How Disney’s Splash Paved the Way for Its Heroines


ONCE UPON A TIME, almost every offering from Disney kicked off with a  “once upon a time” kind of theme. After all, Disney was a fairly prudish, conservative corporation tasked with entertaining America’s children while being centered around family values. You know, like orphaning their main characters by killing off their moms. Just ask Ariel, Bambi, Mowgli, Cinderella, Tod from The Fox and the Hound, and countless others poor souls. Something happened in 1984 with the mermaid flick Splash, though, that changed how Disney went about doing business in the years and decades to come.

The Walt Disney Company is now the mother — and we’re pretty sure that no one’s going to be killing this one off anytime soon  — of entertainment corporations. Apart from the Disney brand itself, the company owns Pixar Animation Studios, Marvel Entertainment, Lucasfilm (the studio behind the Star Wars franchise), the ABC Television Networks, as well as substantial chunks of the A+E Networks and Vice Media. This means it owns and oversees a ton of different and diverse content, oftentimes very controversial and aimed at primarily-adult audiences. But when Splash, a romantic comedy that launched the careers of Darryl Hannah and a young Tom Hanks, first came out, the fact that the film included swear words and — albeit brief — nudity was pretty revolutionary for Disney. It ended up garnering the film studio, and Touchstone Films (Disney’s non G-rated distribution label), a scandalous PG-rating. Quick, hide the kids!
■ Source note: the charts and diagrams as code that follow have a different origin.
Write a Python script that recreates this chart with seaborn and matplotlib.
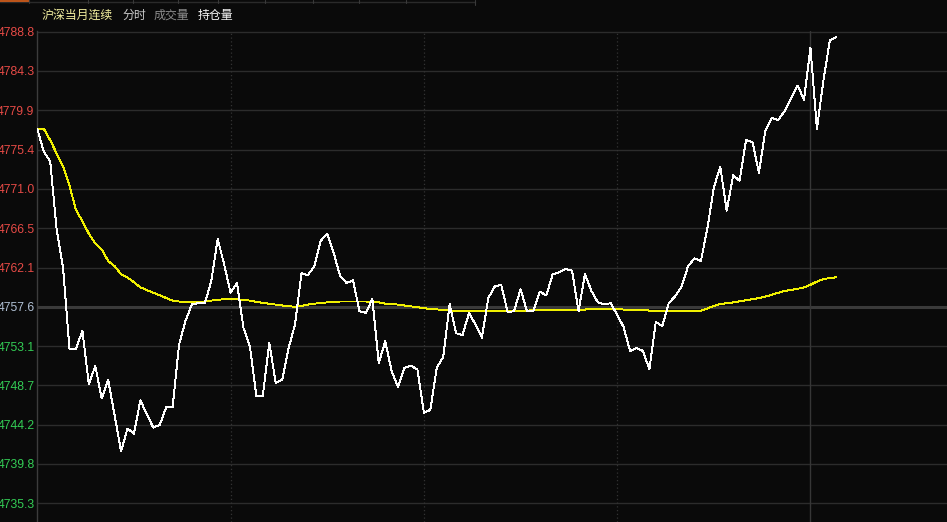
##### 沪深当月连续 分时図の再現

import numpy as np
import pandas as pd
import matplotlib
matplotlib.use('Agg')
import matplotlib.pyplot as plt
from matplotlib.lines import Line2D
import seaborn as sns

##### データ(1分足, 9:30 からの経過分)
price = [
    4777.8, 4775.2, 4774.1, 4766.4, 4762.0, 4752.8, 4752.8, 4754.9, 4748.8, 4750.9,
    4747.2, 4749.3, 4745.3, 4741.2, 4743.8, 4743.2, 4747.0, 4745.4, 4743.9, 4744.2,
    4746.2, 4746.2, 4753.3, 4756.0, 4757.9, 4758.0, 4758.0, 4760.5, 4765.3, 4762.4,
    4759.2, 4760.3, 4755.2, 4753.1, 4747.5, 4747.5, 4753.5, 4749.0, 4749.3, 4752.9,
    4755.6, 4761.4, 4761.2, 4762.2, 4765.1, 4765.9, 4763.7, 4761.1, 4760.3, 4760.6,
    4757.1, 4756.9, 4758.5, 4751.2, 4753.7, 4750.3, 4748.5, 4750.7, 4750.9, 4750.5,
    4745.6, 4745.9, 4750.7, 4751.9, 4757.9, 4754.6, 4754.4, 4756.9, 4755.6, 4754.1,
    4758.6, 4759.9, 4760.1, 4757.0, 4757.1, 4759.6, 4757.1, 4757.1, 4759.3, 4758.9,
    4761.3, 4761.5, 4761.9, 4761.7, 4757.1, 4761.3, 4759.4, 4758.1, 4757.9, 4758.0,
    4756.7, 4755.3, 4752.6, 4752.9, 4752.6, 4750.5, 4755.9, 4755.4, 4758.0, 4758.8,
    4759.9, 4762.2, 4763.1, 4762.8, 4766.5, 4771.1, 4773.5, 4768.5, 4772.5, 4771.9,
    4776.5, 4776.3, 4772.8, 4777.6, 4779.0, 4778.8, 4779.8, 4781.3, 4782.7, 4781.1,
    4787.0, 4777.8, 4783.2, 4787.8, 4788.2,
]
avg_price = [
    4777.8, 4777.8, 4776.5, 4775.0, 4773.5, 4771.3, 4768.6, 4767.3, 4765.9, 4764.8,
    4764.1, 4762.8, 4762.2, 4761.3, 4760.9, 4760.4, 4759.8, 4759.5, 4759.2, 4758.9,
    4758.6, 4758.3, 4758.2, 4758.15, 4758.15, 4758.15, 4758.2, 4758.3, 4758.4, 4758.45,
    4758.45, 4758.45, 4758.4, 4758.3, 4758.15, 4758.05, 4757.95, 4757.85, 4757.75, 4757.65,
    4757.62, 4757.7, 4757.85, 4757.95, 4758.05, 4758.1, 4758.15, 4758.2, 4758.2, 4758.2,
    4758.2, 4758.2, 4758.15, 4758.1, 4757.95, 4757.9, 4757.85, 4757.75, 4757.65, 4757.55,
    4757.45, 4757.35, 4757.3, 4757.25, 4757.17, 4757.17, 4757.17, 4757.17, 4757.17, 4757.17,
    4757.17, 4757.17, 4757.17, 4757.1, 4757.1, 4757.1, 4757.1, 4757.28, 4757.28, 4757.28,
    4757.28, 4757.28, 4757.28, 4757.28, 4757.28, 4757.28, 4757.4, 4757.4, 4757.4, 4757.4,
    4757.4, 4757.28, 4757.28, 4757.28, 4757.28, 4757.17, 4757.17, 4757.17, 4757.17, 4757.17,
    4757.17, 4757.17, 4757.17, 4757.17, 4757.4, 4757.7, 4757.92, 4758.0, 4758.1, 4758.22,
    4758.34, 4758.46, 4758.59, 4758.77, 4758.96, 4759.19, 4759.39, 4759.52, 4759.64, 4759.79,
    4760.1, 4760.46, 4760.75, 4760.85, 4760.95,
]
minutes = np.arange(len(price))

prev_close = 4757.6          # 昨結算(中心線)
tick_step = 31.2 / 7         # 目盛り間隔
n_up, n_down = 7, 5
header_texts = ['沪深当月连续', '分时', '成交量', '持仓量']
session_lines = [30, 60, 90]  # 点線(30分ごと)
break_line = 120              # 昼休み(実線)

df = pd.DataFrame({'minute': minutes, 'price': price, 'avg': avg_price})

##### スタイル
sns.set_theme(style='dark', rc={
    'figure.facecolor': '#0a0a0a',
    'axes.facecolor': '#0a0a0a',
})
plt.rcParams['font.family'] = ['Liberation Sans', 'DejaVu Sans']

W, H = 947, 522
fig = plt.figure(figsize=(W / 100, H / 100), dpi=100)
left_px, top_px = 37.3, 31.0
ax = fig.add_axes([left_px / W, 0, 1 - left_px / W, 1 - top_px / H])

px_per_unit = 39.3 / tick_step
y_top = prev_close + n_up * tick_step + (31.7 - top_px) / px_per_unit
y_bot = y_top - (H - top_px) / px_per_unit
ax.set_ylim(y_bot, y_top)
ax.set_xlim(0, (W - left_px) / 6.443)

##### グリッド
ticks = [prev_close + k * tick_step for k in range(-n_down, n_up + 1)]
for t in ticks:
    if abs(t - prev_close) < 1e-6:
        ax.axhline(t, color='#3a3a3a', lw=2.2, zorder=1)
    else:
        ax.axhline(t, color='#2c2c2c', lw=1.0, zorder=1)
for m in session_lines:
    ax.axvline(m, color='#333333', lw=0.9, ls=(0, (1, 2)), zorder=1)
ax.axvline(break_line, color='#363636', lw=1.0, zorder=1)

##### ライン
sns.lineplot(data=df, x='minute', y='avg', ax=ax, color='#f0f000', lw=0.68,
             antialiased=False, zorder=3)
sns.lineplot(data=df, x='minute', y='price', ax=ax, color='white', lw=0.68,
             antialiased=False, zorder=4)

##### 軸
for s in ['top', 'right', 'bottom']:
    ax.spines[s].set_visible(False)
ax.spines['left'].set_color('#3c3c3c')
ax.spines['left'].set_linewidth(1.0)
ax.set_xticks([])
ax.set_yticks(ticks)
ax.set_yticklabels([f'{t:.1f}' for t in ticks])
ax.tick_params(axis='y', length=0, pad=2, labelsize=8.8)
for t, lab in zip(ticks, ax.get_yticklabels()):
    if t > prev_close + 1e-6:
        lab.set_color('#e64a46')
    elif t < prev_close - 1e-6:
        lab.set_color('#33cc55')
    else:
        lab.set_color('#b0c0d4')
ax.set_xlabel('')
ax.set_ylabel('')
ax.grid(False)

##### ヘッダー
cjk = ['Noto Sans CJK SC', 'DejaVu Sans']
header_x = [42, 122, 154, 198]
header_colors = ['#f4f0a0', '#c8c8c8', '#8c8c8c', '#f4f4f4']
for txt, x, c in zip(header_texts, header_x, header_colors):
    fig.text(x / W, 1 - 15.5 / H, txt, color=c, fontsize=8.6, family=cjk,
             ha='left', va='center')

##### 上部のタブ線
fig.add_artist(Line2D([0, 475 / W], [1 - 1.5 / H] * 2, color='#2a2a2a', lw=1.0))
fig.add_artist(Line2D([0, 29 / W], [1 - 1.0 / H] * 2, color='#e0641e', lw=1.2))
for x in [29, 88, 133, 178, 218, 265, 313, 359, 406]:
    fig.add_artist(Line2D([x / W] * 2, [1, 1 - 2.5 / H], color='#3a3a3a', lw=0.8))
fig.add_artist(Line2D([475 / W] * 2, [1, 1 - 5 / H], color='#3a3a3a', lw=0.8))

fig.savefig('out.png', dpi=100, facecolor=fig.get_facecolor())
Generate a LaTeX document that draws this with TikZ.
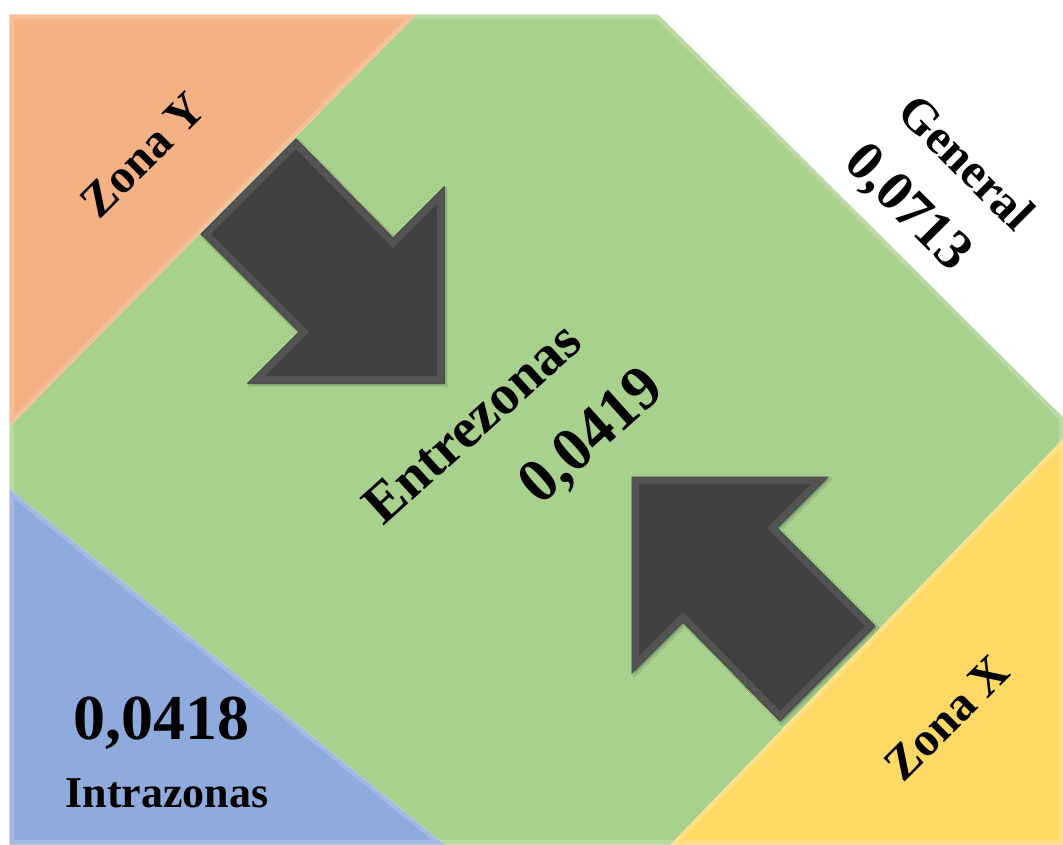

The massive box office success of Splash really got the ball rolling for the “new” Disney, helping revitalize the company’s image, as well as allowing the studio to make and market films for larger audience that weren’t strictly comprised of stories revolving  children and their parents.

Even more interesting, perhaps, was how Darryl Hannah’s Madison (the character gave herself a human name after spotting a Madison Avenue street sign in Manhattan) became the real hero of the story. She was by no means a helpless damsel in distress. These days, with Disney characters and princesses like Merida (from the film Brave), Mulan and Frozen’s Elsa, there’s plenty of emancipated girl power to go around — but coming out of the decades prior to the 1980s, Disney generally clung to more traditional fairytale motifs, even well into the 2000s. Splash’s extremely capable Madison was a breath of fresh air — and of course, strategically placed hair (it’s still Disney, after all).

In the film, Madison saves Hank’s character Allen from drowning when he was a child, and then again when he’s an adult. After a series of adventures in New York, where Allen and Madison learn to trust and help one another — and of course spend a lot of time thwarting the nefarious plans of government bad guys — she saves him yet again by offering him a new life in her aquatic kingdom.

If you plan on re-watching (or watching for the first time) the film now, you’ll need to immerse yourself in the very strong 1980s vibe, which naturally differs from the sociopolitical climate of today. Even so, Hannah’s performance as Madison is a joy to behold; she expertly displays her character’s fierce raw heroism, intelligence, pleasure, and wonder when diving into new experiences of the human world — lots of those, incidentally, as she’s literally a fish out of water.

If, for some reason, you decide Spalsh isn’t your cup of tea (’80s culture isn’t for everyone), you’ll get another crack at the story fairly soon. Hollywood is planning a Splash remake — except this time the mermaid will be a merman, played by Channing Tatum. Not sure how that will work out — it could be good, but it could easily end up being horrible. Let’s just hope nothing too fishy happens to the legacy of the beloved original.